* _Job_
Find the lines containing the word "this" and copy every one of them.

* _Provided entries_

↓↓↓

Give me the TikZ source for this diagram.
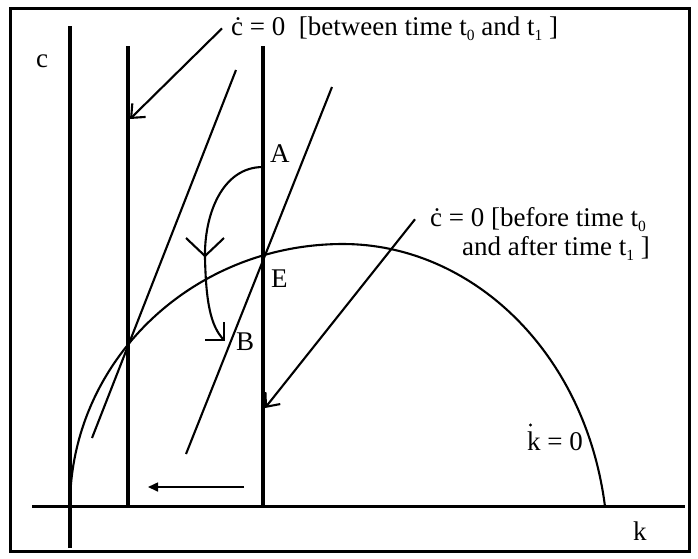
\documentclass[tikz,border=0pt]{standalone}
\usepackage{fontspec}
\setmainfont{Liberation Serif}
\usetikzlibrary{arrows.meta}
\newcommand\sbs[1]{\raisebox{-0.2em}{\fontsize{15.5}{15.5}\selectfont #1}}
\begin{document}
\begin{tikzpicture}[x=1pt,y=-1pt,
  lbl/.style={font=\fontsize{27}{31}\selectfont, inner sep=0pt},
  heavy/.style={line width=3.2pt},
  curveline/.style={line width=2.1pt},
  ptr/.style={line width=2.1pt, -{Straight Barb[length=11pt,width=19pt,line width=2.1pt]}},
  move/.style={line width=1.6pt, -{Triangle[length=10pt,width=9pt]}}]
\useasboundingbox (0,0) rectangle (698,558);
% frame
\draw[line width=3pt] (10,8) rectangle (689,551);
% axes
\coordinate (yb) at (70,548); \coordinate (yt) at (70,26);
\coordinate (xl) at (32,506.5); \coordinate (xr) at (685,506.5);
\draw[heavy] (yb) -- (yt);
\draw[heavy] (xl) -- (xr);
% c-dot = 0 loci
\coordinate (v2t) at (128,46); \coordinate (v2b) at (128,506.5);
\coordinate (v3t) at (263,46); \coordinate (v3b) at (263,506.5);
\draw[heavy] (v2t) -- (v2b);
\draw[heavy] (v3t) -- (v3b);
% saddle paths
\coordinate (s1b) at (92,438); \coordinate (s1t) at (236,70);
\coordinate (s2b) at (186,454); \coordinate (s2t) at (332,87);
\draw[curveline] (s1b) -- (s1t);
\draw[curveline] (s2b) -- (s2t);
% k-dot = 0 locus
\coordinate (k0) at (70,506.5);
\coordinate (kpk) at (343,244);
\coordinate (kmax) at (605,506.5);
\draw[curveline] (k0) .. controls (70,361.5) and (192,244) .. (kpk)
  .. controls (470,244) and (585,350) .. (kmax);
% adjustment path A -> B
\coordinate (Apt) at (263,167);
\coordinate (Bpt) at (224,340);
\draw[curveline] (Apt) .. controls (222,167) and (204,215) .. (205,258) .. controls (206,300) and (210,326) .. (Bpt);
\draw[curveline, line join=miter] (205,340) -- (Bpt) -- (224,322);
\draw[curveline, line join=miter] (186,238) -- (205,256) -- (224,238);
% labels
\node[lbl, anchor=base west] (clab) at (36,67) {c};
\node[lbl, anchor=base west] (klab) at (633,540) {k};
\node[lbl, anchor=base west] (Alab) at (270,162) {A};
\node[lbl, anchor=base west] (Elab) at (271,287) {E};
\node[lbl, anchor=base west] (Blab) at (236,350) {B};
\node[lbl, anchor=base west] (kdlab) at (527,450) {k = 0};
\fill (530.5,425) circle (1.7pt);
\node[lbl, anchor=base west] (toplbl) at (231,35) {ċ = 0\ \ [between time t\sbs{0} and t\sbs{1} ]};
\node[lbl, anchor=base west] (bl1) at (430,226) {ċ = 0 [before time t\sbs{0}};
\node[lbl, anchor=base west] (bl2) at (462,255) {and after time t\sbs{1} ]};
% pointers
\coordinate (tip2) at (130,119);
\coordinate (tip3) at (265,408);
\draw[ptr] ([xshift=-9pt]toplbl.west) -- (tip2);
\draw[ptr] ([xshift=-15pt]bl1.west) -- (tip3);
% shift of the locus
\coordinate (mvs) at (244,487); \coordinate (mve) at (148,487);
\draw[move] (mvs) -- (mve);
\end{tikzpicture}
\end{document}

↑↑↑
↓↓↓

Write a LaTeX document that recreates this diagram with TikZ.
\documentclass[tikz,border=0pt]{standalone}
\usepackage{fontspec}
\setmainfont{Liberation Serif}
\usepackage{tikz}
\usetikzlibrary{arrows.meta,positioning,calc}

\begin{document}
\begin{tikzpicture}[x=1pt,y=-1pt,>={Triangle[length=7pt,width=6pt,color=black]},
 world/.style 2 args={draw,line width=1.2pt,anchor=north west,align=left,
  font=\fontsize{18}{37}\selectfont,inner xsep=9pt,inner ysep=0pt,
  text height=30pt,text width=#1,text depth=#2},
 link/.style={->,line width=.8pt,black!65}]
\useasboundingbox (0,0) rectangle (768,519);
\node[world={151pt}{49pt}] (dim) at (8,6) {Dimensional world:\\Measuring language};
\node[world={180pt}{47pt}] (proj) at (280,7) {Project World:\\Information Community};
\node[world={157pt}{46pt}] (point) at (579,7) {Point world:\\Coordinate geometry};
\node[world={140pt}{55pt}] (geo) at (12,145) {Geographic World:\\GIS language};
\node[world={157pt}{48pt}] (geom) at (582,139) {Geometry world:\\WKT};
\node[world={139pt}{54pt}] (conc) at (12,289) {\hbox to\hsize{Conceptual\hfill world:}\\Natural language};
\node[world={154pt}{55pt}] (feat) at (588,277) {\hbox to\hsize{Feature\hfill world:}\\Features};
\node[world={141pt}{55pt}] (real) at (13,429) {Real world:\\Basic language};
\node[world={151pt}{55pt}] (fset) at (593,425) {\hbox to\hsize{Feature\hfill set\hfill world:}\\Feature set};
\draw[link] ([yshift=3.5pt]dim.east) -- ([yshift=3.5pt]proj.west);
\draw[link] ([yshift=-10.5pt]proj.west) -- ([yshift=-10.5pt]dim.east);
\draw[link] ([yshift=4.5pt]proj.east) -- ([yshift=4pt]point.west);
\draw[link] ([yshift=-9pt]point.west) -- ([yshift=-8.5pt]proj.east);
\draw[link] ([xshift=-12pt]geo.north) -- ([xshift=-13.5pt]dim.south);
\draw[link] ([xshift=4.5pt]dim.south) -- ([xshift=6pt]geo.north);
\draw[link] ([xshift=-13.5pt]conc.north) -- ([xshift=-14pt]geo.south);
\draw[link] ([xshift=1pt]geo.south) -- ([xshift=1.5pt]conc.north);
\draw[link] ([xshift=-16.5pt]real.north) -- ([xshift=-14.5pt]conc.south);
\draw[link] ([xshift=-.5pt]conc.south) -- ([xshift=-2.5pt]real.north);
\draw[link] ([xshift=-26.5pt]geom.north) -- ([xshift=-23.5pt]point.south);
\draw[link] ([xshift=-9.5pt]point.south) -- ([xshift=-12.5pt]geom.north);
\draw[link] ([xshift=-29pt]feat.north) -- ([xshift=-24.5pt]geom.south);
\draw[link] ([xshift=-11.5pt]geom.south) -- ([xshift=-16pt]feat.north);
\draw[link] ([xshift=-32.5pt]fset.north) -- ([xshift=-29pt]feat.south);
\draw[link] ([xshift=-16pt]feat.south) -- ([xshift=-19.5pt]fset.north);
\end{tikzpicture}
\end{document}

↑↑↑

* _Solution_
Give me the TikZ source for this diagram.
Write a LaTeX document that recreates this diagram with TikZ.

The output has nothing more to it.